▸ Task requirements: From the first line of the data down to and including the line with "note_y = [7.48, 6.75, 6.00, 5.27]", copy everything exactly, leaving out pictures.

▸ Provided material:
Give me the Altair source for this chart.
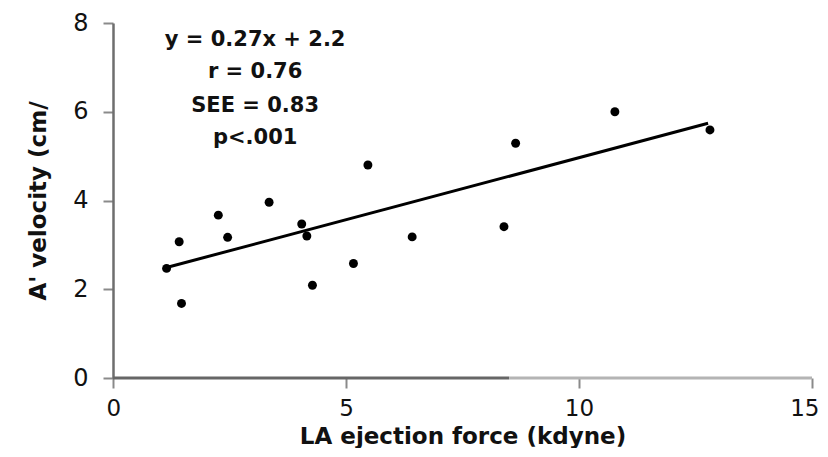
import altair as alt
import pandas as pd

# Scatter data
force = [1.15, 1.42, 1.47, 2.26, 2.46, 3.35, 4.05, 4.16, 4.28, 5.16, 5.47, 6.42, 8.39, 8.64, 10.77, 12.81]
velocity = [2.47, 3.07, 1.68, 3.67, 3.17, 3.96, 3.47, 3.20, 2.09, 2.58, 4.80, 3.18, 3.41, 5.29, 6.00, 5.59]

# Regression line end points
fit_x = [1.15, 12.77]
fit_y = [2.49, 5.74]

# Annotation text
notes = ["y = 0.27x + 2.2", "r = 0.76", "SEE = 0.83", "p<.001"]
note_x = [3.05, 3.05, 3.05, 3.05]
note_y = [7.48, 6.75, 6.00, 5.27]

# x axis line pieces (dark, then lighter)
axis_x = [0, 8.5]
axis_x2 = [8.5, 15]
axis_y = [0, 0]
axis_col = ["#666666", "#b4b4b4"]

x_ticks = [0, 5, 10, 15]
y_ticks = [0, 2, 4, 6, 8]

pts = pd.DataFrame({"x": force, "y": velocity})
fit = pd.DataFrame({"x": fit_x, "y": fit_y})
txt = pd.DataFrame({"x": note_x, "y": note_y, "t": notes})
ax = pd.DataFrame({"x": axis_x, "x2": axis_x2, "y": axis_y, "c": axis_col})

xs = alt.Scale(domain=[0, 15], nice=False, zero=False)
ys = alt.Scale(domain=[0, 8], nice=False, zero=False)

x_axis = alt.Axis(
    values=x_ticks, title="LA ejection force (kdyne)", domain=False, grid=False,
    tickColor="#8a8a8a", tickWidth=2, tickSize=10, labelPadding=9,
    labelFlush=True, labelFlushOffset=7,
    labelFont="DejaVu Sans", labelFontSize=23, labelColor="#111111",
    titleFont="DejaVu Sans", titleFontSize=23, titleFontWeight="bold", titleColor="#111111",
    titleX=349.5, titleY=65, titleAlign="center", titleBaseline="alphabetic",
)
y_axis = alt.Axis(
    values=y_ticks, title="A' velocity (cm/", grid=False,
    domainColor="#6e6e6e", domainWidth=2.5,
    tickColor="#8a8a8a", tickWidth=2, tickSize=10, labelPadding=15, labelFlush=False,
    labelFont="DejaVu Sans", labelFontSize=24, labelColor="#111111",
    titleFont="DejaVu Sans", titleFontSize=23, titleFontWeight="bold", titleColor="#111111",
    titleAngle=-90, titleX=-75, titleY=177.5, titleAlign="center", titleBaseline="middle",
)

axis_line = alt.Chart(ax).mark_rule(strokeWidth=3).encode(
    x=alt.X("x:Q", scale=xs, axis=x_axis),
    x2="x2:Q",
    y=alt.Y("y:Q", scale=ys, axis=y_axis),
    color=alt.Color("c:N", scale=None),
)

points = alt.Chart(pts).mark_point(filled=True, shape="circle", size=80, color="black", opacity=1).encode(
    x=alt.X("x:Q", scale=xs), y=alt.Y("y:Q", scale=ys)
)

line = alt.Chart(fit).mark_line(color="black", strokeWidth=3).encode(
    x=alt.X("x:Q", scale=xs), y=alt.Y("y:Q", scale=ys)
)

text = alt.Chart(txt).mark_text(
    font="DejaVu Sans", fontSize=21, fontWeight="bold", color="#111111",
    align="center", baseline="alphabetic",
).encode(x=alt.X("x:Q", scale=xs), y=alt.Y("y:Q", scale=ys), text="t:N")

chart = alt.layer(axis_line, line, points, text).properties(
    width=699, height=355,
    autosize=alt.AutoSizeParams(type="none"),
    padding={"left": 105, "top": 15, "right": 8, "bottom": 70},
    background="white",
).configure_view(stroke=None)

chart.save("out.html", embed_options={"renderer": "svg", "actions": False})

▸ Response to the exercise:
Give me the Altair source for this chart.
import altair as alt
import pandas as pd

# Scatter data
force = [1.15, 1.42, 1.47, 2.26, 2.46, 3.35, 4.05, 4.16, 4.28, 5.16, 5.47, 6.42, 8.39, 8.64, 10.77, 12.81]
velocity = [2.47, 3.07, 1.68, 3.67, 3.17, 3.96, 3.47, 3.20, 2.09, 2.58, 4.80, 3.18, 3.41, 5.29, 6.00, 5.59]

# Regression line end points
fit_x = [1.15, 12.77]
fit_y = [2.49, 5.74]

# Annotation text
notes = ["y = 0.27x + 2.2", "r = 0.76", "SEE = 0.83", "p<.001"]
note_x = [3.05, 3.05, 3.05, 3.05]
note_y = [7.48, 6.75, 6.00, 5.27]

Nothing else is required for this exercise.